This book seeks to listen to the texts in their own setting, both within their writings and within their world. It entails a cross-cultural encounter fraught with possibilities for misunderstanding and with the ambiguities and uncertainties of a strange and distant world. The book offers an empathetic analysis of why interpreters say what they say, including where they may want texts to warrant their pre-formed convictions or where they are simply trying to sort out the historical complexities before them. People having read the book should have a clearer idea of where their feet and othersâ feet stand and why they stand there.
It is appropriate to begin a book about sexuality with our own expertise. Everyone reading this book is a sexual being. We are the experts on our own sexuality, and how we see our own sexuality will influence the way we see the sexuality of others, including how we read what people wrote about sex two thousand years ago. In the most immediate sense we identify our own sexuality with our genitals, but our sexuality is much more than that.
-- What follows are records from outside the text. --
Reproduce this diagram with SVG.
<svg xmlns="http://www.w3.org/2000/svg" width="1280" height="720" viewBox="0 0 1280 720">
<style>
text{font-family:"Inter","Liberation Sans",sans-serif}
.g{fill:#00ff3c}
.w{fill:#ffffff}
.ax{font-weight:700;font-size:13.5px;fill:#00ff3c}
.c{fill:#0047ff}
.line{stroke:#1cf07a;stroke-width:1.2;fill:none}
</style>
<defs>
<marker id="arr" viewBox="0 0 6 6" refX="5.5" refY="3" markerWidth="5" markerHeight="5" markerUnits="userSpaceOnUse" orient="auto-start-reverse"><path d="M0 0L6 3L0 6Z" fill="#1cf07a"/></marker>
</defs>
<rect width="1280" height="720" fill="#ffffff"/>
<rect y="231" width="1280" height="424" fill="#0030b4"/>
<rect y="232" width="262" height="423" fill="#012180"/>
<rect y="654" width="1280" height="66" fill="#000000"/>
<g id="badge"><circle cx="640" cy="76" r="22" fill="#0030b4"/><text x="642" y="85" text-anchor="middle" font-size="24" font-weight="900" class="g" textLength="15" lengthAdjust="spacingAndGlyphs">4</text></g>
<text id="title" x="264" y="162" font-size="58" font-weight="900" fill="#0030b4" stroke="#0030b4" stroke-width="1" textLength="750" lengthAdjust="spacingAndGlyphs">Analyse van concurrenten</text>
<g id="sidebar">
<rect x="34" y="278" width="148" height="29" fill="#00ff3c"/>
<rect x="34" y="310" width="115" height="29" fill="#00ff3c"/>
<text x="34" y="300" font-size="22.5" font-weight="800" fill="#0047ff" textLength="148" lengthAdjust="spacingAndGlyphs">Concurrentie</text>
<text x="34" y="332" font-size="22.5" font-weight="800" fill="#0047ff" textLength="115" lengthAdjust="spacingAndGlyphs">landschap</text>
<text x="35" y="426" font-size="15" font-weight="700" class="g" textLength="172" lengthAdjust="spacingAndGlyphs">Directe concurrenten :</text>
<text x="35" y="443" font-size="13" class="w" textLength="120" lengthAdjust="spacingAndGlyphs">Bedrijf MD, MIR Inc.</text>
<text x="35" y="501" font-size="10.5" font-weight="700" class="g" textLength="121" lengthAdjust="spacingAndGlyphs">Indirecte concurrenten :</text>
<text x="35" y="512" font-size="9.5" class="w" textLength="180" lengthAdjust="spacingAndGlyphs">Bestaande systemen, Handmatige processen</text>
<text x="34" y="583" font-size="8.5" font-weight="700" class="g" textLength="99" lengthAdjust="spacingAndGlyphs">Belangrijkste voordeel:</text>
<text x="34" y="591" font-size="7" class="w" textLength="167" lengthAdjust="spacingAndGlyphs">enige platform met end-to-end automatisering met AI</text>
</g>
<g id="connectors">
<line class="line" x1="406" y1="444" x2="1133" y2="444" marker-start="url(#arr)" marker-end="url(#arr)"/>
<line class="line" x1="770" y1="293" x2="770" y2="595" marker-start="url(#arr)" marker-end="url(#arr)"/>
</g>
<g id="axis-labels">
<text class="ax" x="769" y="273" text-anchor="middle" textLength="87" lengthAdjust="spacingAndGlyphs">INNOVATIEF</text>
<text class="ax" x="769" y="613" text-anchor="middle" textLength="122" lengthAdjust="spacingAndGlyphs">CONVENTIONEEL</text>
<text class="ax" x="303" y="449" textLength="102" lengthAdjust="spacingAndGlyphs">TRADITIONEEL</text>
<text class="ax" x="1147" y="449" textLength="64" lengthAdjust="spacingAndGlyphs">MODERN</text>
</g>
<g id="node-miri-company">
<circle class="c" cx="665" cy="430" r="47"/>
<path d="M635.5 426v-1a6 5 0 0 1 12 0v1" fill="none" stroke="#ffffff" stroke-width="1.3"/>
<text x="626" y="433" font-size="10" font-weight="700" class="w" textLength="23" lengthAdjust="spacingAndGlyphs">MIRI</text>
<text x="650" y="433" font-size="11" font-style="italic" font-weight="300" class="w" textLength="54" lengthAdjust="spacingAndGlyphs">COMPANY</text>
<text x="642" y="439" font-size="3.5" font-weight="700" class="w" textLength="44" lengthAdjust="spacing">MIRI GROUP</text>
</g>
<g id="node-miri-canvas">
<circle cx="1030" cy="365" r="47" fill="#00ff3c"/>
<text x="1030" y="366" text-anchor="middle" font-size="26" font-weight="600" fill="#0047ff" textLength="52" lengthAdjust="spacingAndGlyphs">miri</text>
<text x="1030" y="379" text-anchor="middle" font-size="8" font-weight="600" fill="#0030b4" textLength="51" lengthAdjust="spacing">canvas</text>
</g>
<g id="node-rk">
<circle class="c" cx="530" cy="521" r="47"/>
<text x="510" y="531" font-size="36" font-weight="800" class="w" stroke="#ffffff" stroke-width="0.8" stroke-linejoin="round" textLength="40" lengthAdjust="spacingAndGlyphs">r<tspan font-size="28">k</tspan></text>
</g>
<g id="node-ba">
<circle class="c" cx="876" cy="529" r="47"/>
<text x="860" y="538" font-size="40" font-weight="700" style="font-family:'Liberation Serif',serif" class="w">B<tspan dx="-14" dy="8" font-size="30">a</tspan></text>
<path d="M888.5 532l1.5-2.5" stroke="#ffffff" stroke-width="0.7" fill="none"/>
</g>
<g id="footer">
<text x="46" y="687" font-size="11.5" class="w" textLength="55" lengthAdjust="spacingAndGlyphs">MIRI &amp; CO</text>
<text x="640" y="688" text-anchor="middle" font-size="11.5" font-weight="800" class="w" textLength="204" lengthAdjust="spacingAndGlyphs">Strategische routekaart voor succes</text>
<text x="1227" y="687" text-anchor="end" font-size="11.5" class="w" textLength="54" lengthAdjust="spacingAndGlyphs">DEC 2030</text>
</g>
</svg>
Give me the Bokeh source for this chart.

Probably our most important sexual organ is our brain. Our sexual responses are about more than what we do with our genitalia; they encompass also our attitudes, thoughts and fantasies. They can also churn our stomachs, raise our heart rate, quicken our breathing, and much more. In other words, sexuality engages us inside and out. It also engages us more than just as individuals; it engages us in relation to others. Therefore to talk about our sexuality is to talk about how we relate to others and includes our responses both to the actions and attitudes of others and to general social expectations. To talk about sexuality is therefore to talk about society, and to understand what we read about sex in the ancient world we need to understand something of the society in which they said what they said and its gender stereotypes.
Before we begin to imagine that far away society, it is useful to begin with another important factor near at hand. We not only have bodies with sexual genitalia, or better, are bodies which are inherently sexual; we also have Bibles. That helps define the focus of this book. It is not just about sexual ethics, but about the New Testament (NT). For most readers of this book the Bible sits on our shelves or on the desk in front of us as a single volume. We may be very familiar with it as a whole. Its pages may well show evidence of this, at least their edges, revealing our most frequently thumbed passages. We may even treat it as a single entity, like a great painting hanging on the wall of an art gallery. We may have had the experience of standing before such a work and returning to it regularly, to soak up its impact. It has a life of its own, quite independent of who painted it, or where or when it was produced. It is timeless. In the same way it is possible to approach the Bible as something timeless. It speaks for itself. It has a life of its own. It can be dropped into quite foreign settings or be found in hotel drawers where it lies waiting to address inquisitive readers and draw them into the dimension of God and faith.
The Bible is much more, however, than a great work of art, a timeless treasure. It makes claims about things outside itself, including events of the past and their significance. It makes claims about God and about human beings and proper human behaviour. In doing so it invites us to go beyond inspired impressions which we might take from it as a timeless artefact, to ask what it might have meant in its original setting, to which it also refers. This throws open a number of questions, to which there is a range of answers, some highly probable, if not certain, some very tentative, and sometimes no answers at all. So in our imagination we need to begin by loosening the binding of our single-volume Bible, and to separate the rest from the NT, that is from the early collection of Christian writings dating from the first hundred years of the Christian era. They are, as such, the products of a different time and cultural setting from the Hebrew Scriptures, commonly designated the Old Testament (OT). That is, however, just the beginning. For these 27 writings, with possibly one or two exceptions, also have different authors, writing in different settings over a range of time. Our investigation of what they say about sexual ethics needs to take this into account. To a large degree they are all that has survived from that period, a very small sample from a burgeoning Christianity.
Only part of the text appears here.